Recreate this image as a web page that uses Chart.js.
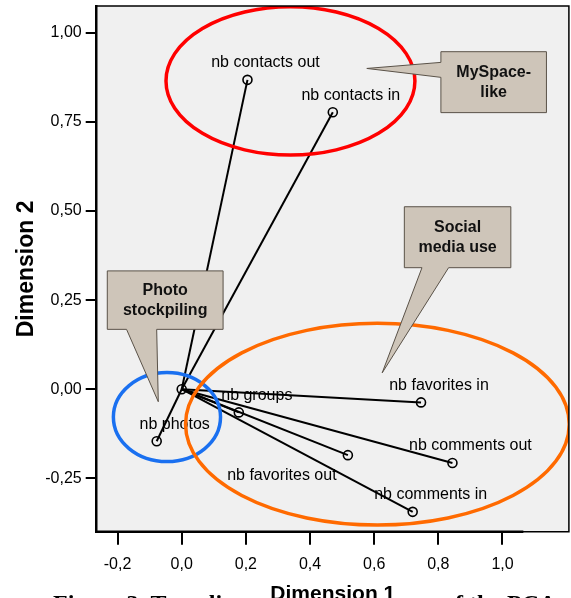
<!DOCTYPE html>
<html><head><meta charset="utf-8">
<script src="https://cdn.jsdelivr.net/npm/chart.js@4.4.1/dist/chart.umd.min.js"></script>
<style>html,body{margin:0;padding:0;background:#fff;overflow:hidden}#wrap{width:571px;height:598px;position:relative;overflow:hidden}canvas{display:block}</style>
</head><body><div id="wrap"><canvas id="c" width="575" height="598"></canvas></div>
<script>
// ---- data ----
const variableNames = ['nb contacts out','nb contacts in','nb photos','nb groups','nb favorites in','nb comments out','nb favorites out','nb comments in'];
const dimension1 = [0.205, 0.471, -0.078, 0.178, 0.746, 0.844, 0.518, 0.720];
const dimension2 = [0.868, 0.777, -0.146, -0.065, -0.037, -0.207, -0.185, -0.344];
const xTicks = [-0.2, 0.0, 0.2, 0.4, 0.6, 0.8, 1.0];
const yTicks = [-0.25, 0.00, 0.25, 0.50, 0.75, 1.00];
const groupNames = ['MySpace-\nlike', 'Social\nmedia use', 'Photo\nstockpiling'];

// ---- annotation geometry (data units) ----
const ellipses = [
  {cx: 0.339, cy: 0.865, rx: 0.388, ry: 0.208, color: '#ff0000'},
  {cx: -0.046, cy: -0.078, rx: 0.167, ry: 0.125, color: '#1a70f0'},
  {cx: 0.610, cy: -0.098, rx: 0.598, ry: 0.283, color: '#ff6a00'}
];
const callouts = [
  {label: 0, x1: 0.808, x2: 1.137, y1: 0.947, y2: 0.776, side: 'left', b1: 0.917, b2: 0.875, tx: 0.577, ty: 0.900},
  {label: 1, x1: 0.694, x2: 1.026, y1: 0.512, y2: 0.341, side: 'bottom', b1: 0.749, b2: 0.832, tx: 0.625, ty: 0.046},
  {label: 2, x1: -0.232, x2: 0.129, y1: 0.332, y2: 0.168, side: 'bottom', b1: -0.172, b2: -0.078, tx: -0.073, ty: -0.035}
];
const labelOffsets = {'nb favorites out': [-66, 20]};
const defaultLabelOffset = [18, -17];

const FONT = '"Liberation Sans", Arial, sans-serif';

const datasets = variableNames.map((n, i) => ({
  label: n,
  data: [{x: 0, y: 0}, {x: dimension1[i], y: dimension2[i]}],
  showLine: true,
  borderColor: '#000',
  borderWidth: 2,
  pointRadius: [0, 4.5],
  pointHoverRadius: [0, 4.5],
  pointBorderWidth: 1.6,
  pointBorderColor: '#000',
  pointBackgroundColor: 'rgba(0,0,0,0)'
}));
datasets.push({label: 'origin', data: [{x: 0, y: 0}], pointRadius: 4.5, pointBorderWidth: 1.6,
  pointBorderColor: '#000', pointBackgroundColor: 'rgba(0,0,0,0)', showLine: false});

const bgPlugin = {
  id: 'bg',
  beforeDraw(chart) {
    const {ctx, chartArea: a} = chart;
    ctx.save();
    ctx.fillStyle = '#f0f0f0';
    ctx.fillRect(a.left, a.top, a.right - a.left, a.bottom - a.top);
    // caption (partly hidden behind the figure)
    ctx.fillStyle = '#000';
    ctx.font = 'bold 24px "Liberation Serif", "Times New Roman", serif';
    ctx.textBaseline = 'alphabetic';
    ctx.textAlign = 'left';
    ctx.fillText('Figure 3. Two-dimensional projection of the PCA', 53, 610.5);
    ctx.fillStyle = '#fff';
    ctx.fillRect(232, 578, 180, 20);
    ctx.restore();
  },
  afterDraw(chart) {
    const {ctx, chartArea: a, scales: {x}} = chart;
    ctx.save();
    ctx.strokeStyle = '#000';
    ctx.lineWidth = 1.5;
    ctx.beginPath();
    ctx.moveTo(a.left, a.top); ctx.lineTo(a.right, a.top); ctx.lineTo(a.right, a.bottom); ctx.lineTo(a.left, a.bottom);
    ctx.stroke();
    ctx.lineWidth = 2.5;
    ctx.beginPath();
    ctx.moveTo(a.left - 1, a.bottom); ctx.lineTo(x.getPixelForValue(1.065), a.bottom);
    ctx.stroke();
    ctx.restore();
  }
};

const annoPlugin = {
  id: 'anno',
  afterDatasetsDraw(chart) {
    const {ctx, chartArea: a, scales: {x, y}} = chart;
    ctx.save();
    // point labels
    ctx.font = '16px ' + FONT;
    ctx.fillStyle = '#000';
    ctx.textAlign = 'center';
    ctx.textBaseline = 'middle';
    variableNames.forEach((n, i) => {
      const el = chart.getDatasetMeta(i).data[1];
      const off = labelOffsets[n] || defaultLabelOffset;
      ctx.fillText(n, el.x + off[0], el.y + off[1]);
    });
    // ellipses
    ctx.save();
    ctx.beginPath();
    ctx.rect(a.left, a.top, a.right - a.left, a.bottom - a.top);
    ctx.clip();
    ellipses.forEach(e => {
      const cx = x.getPixelForValue(e.cx), cy = y.getPixelForValue(e.cy);
      const rx = Math.abs(x.getPixelForValue(e.cx + e.rx) - cx);
      const ry = Math.abs(y.getPixelForValue(e.cy + e.ry) - cy);
      ctx.beginPath();
      ctx.ellipse(cx, cy, rx, ry, 0, 0, Math.PI * 2);
      ctx.strokeStyle = e.color;
      ctx.lineWidth = 3.5;
      ctx.stroke();
    });
    ctx.restore();
    // callouts
    callouts.forEach(c => {
      const X1 = x.getPixelForValue(c.x1), X2 = x.getPixelForValue(c.x2);
      const Y1 = y.getPixelForValue(c.y1), Y2 = y.getPixelForValue(c.y2);
      const TX = x.getPixelForValue(c.tx), TY = y.getPixelForValue(c.ty);
      ctx.beginPath();
      if (c.side === 'left') {
        const B1 = y.getPixelForValue(c.b1), B2 = y.getPixelForValue(c.b2);
        ctx.moveTo(X1, Y1); ctx.lineTo(X2, Y1); ctx.lineTo(X2, Y2); ctx.lineTo(X1, Y2);
        ctx.lineTo(X1, B2); ctx.lineTo(TX, TY); ctx.lineTo(X1, B1); ctx.closePath();
      } else {
        const B1 = x.getPixelForValue(c.b1), B2 = x.getPixelForValue(c.b2);
        ctx.moveTo(X1, Y1); ctx.lineTo(X2, Y1); ctx.lineTo(X2, Y2); ctx.lineTo(B2, Y2);
        ctx.lineTo(TX, TY); ctx.lineTo(B1, Y2); ctx.lineTo(X1, Y2); ctx.closePath();
      }
      ctx.fillStyle = '#cec5b9';
      ctx.fill();
      ctx.strokeStyle = '#5a5248';
      ctx.lineWidth = 1;
      ctx.stroke();
      const lines = groupNames[c.label].split('\n');
      ctx.fillStyle = '#111';
      ctx.font = 'bold 16px ' + FONT;
      ctx.textAlign = 'center';
      ctx.textBaseline = 'middle';
      const mx = (X1 + X2) / 2, my = (Y1 + Y2) / 2;
      lines.forEach((t, k) => ctx.fillText(t, mx, my + (k - (lines.length - 1) / 2) * 20));
    });
    ctx.restore();
  }
};

new Chart(document.getElementById('c'), {
  type: 'scatter',
  data: {datasets},
  plugins: [bgPlugin, annoPlugin],
  options: {
    responsive: false,
    animation: false,
    events: [],
    layout: {padding: {left: 0, right: 0, top: 6, bottom: 0}},
    plugins: {legend: {display: false}, tooltip: {enabled: false}},
    scales: {
      x: {
        type: 'linear', min: -0.265, max: 1.207,
        afterFit: s => { s.height = 66.3; s.paddingLeft = 0; s.paddingRight = 0; },
        afterBuildTicks: s => { s.ticks = xTicks.map(v => ({value: v})); },
        grid: {display: true, drawOnChartArea: false, drawTicks: true, tickLength: 13, color: '#000', lineWidth: 2},
        border: {display: false},
        ticks: {color: '#000', font: {family: FONT, size: 16}, padding: 10, maxRotation: 0,
          callback: v => v.toFixed(1).replace('.', ',')},
        title: {display: true, text: 'Dimension 1', color: '#000', font: {family: FONT, size: 21, weight: 'bold'},
          padding: {top: 0, bottom: -9.3}}
      },
      y: {
        type: 'linear', min: -0.3997, max: 1.0749,
        afterFit: s => { s.width = 96.7; s.paddingTop = 0; s.paddingBottom = 0; },
        afterBuildTicks: s => { s.ticks = yTicks.map(v => ({value: v})); },
        grid: {display: true, drawOnChartArea: false, drawTicks: true, tickLength: 11, color: '#000', lineWidth: 2},
        border: {display: true, color: '#000', width: 2.5},
        ticks: {color: '#000', font: {family: FONT, size: 16}, padding: 4,
          callback: v => v.toFixed(2).replace('.', ',')},
        title: {display: true, text: 'Dimension 2', color: '#000', font: {family: FONT, size: 23, weight: 'bold'},
          padding: {top: 13, bottom: 0}}
      }
    }
  }
});
</script></body></html>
=======
*Exercise prompt:* Exactly reproduce the run of lines from the start of the listing through the line with "const groupNames = ['MySpace-\nlike', 'Social\nmedia", inclusive; pictures are not copied.

*Written answer:*
Recreate this image as a web page that uses Chart.js.
<!DOCTYPE html>
<html><head><meta charset="utf-8">
<script src="https://cdn.jsdelivr.net/npm/chart.js@4.4.1/dist/chart.umd.min.js"></script>
<style>html,body{margin:0;padding:0;background:#fff;overflow:hidden}#wrap{width:571px;height:598px;position:relative;overflow:hidden}canvas{display:block}</style>
</head><body><div id="wrap"><canvas id="c" width="575" height="598"></canvas></div>
<script>
// ---- data ----
const variableNames = ['nb contacts out','nb contacts in','nb photos','nb groups','nb favorites in','nb comments out','nb favorites out','nb comments in'];
const dimension1 = [0.205, 0.471, -0.078, 0.178, 0.746, 0.844, 0.518, 0.720];
const dimension2 = [0.868, 0.777, -0.146, -0.065, -0.037, -0.207, -0.185, -0.344];
const xTicks = [-0.2, 0.0, 0.2, 0.4, 0.6, 0.8, 1.0];
const yTicks = [-0.25, 0.00, 0.25, 0.50, 0.75, 1.00];
const groupNames = ['MySpace-\nlike', 'Social\nmedia use', 'Photo\nstockpiling'];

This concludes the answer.